◆ Set problem:
Retype the opening lines of the listing below, ending with the line that contains "fontsize=12.5, color='#222222')", and leave out any pictures.

◆ Source excerpt:
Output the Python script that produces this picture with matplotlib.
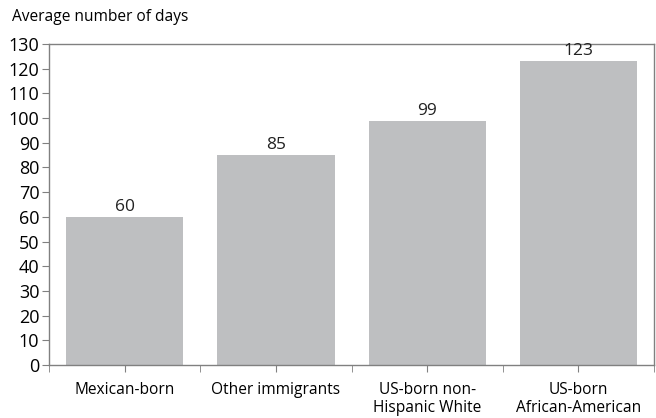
import matplotlib.pyplot as plt
import numpy as np

plt.rcParams['font.family'] = ['Open Sans', 'DejaVu Sans']

groups = ['Mexican-born', 'Other immigrants', 'US-born non-\nHispanic White', 'US-born\nAfrican-American']
days = [60, 85, 99, 123]

fig = plt.figure(figsize=(6.56, 4.18), dpi=100)
ax = fig.add_axes([0.0747, 0.1268, 0.9223, 0.768])

x = np.arange(len(groups))
bars = ax.bar(x, days, width=0.775, color='#bebfc1')
for b, v in zip(bars, days):
    ax.text(b.get_x() + b.get_width() / 2, v + 0.8, str(v), ha='center', va='bottom',
            fontsize=12.5, color='#222222')

ax.set_xlim(-0.5, len(groups) - 0.5)
ax.set_ylim(0, 130)
ax.set_yticks(range(0, 131, 10))
ax.set_xticks(x)
ax.set_xticklabels(groups, fontsize=11.2, linespacing=1.2)
ax.set_xticks(np.arange(-0.5, len(groups)), minor=True)

for s in ax.spines.values():
    s.set_color('#808080')
    s.set_linewidth(1)
ax.tick_params(axis='y', labelsize=13, length=5, color='#808080', pad=2)
ax.tick_params(axis='x', which='both', length=5, color='#808080', pad=7)

fig.text(12 / 656, 1 - 17 / 418, 'Average number of days', fontsize=11.2, va='center', ha='left')

fig.savefig('out.png')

◆ Final result:
Output the Python script that produces this picture with matplotlib.
import matplotlib.pyplot as plt
import numpy as np

plt.rcParams['font.family'] = ['Open Sans', 'DejaVu Sans']

groups = ['Mexican-born', 'Other immigrants', 'US-born non-\nHispanic White', 'US-born\nAfrican-American']
days = [60, 85, 99, 123]

fig = plt.figure(figsize=(6.56, 4.18), dpi=100)
ax = fig.add_axes([0.0747, 0.1268, 0.9223, 0.768])

x = np.arange(len(groups))
bars = ax.bar(x, days, width=0.775, color='#bebfc1')
for b, v in zip(bars, days):
    ax.text(b.get_x() + b.get_width() / 2, v + 0.8, str(v), ha='center', va='bottom',
            fontsize=12.5, color='#222222')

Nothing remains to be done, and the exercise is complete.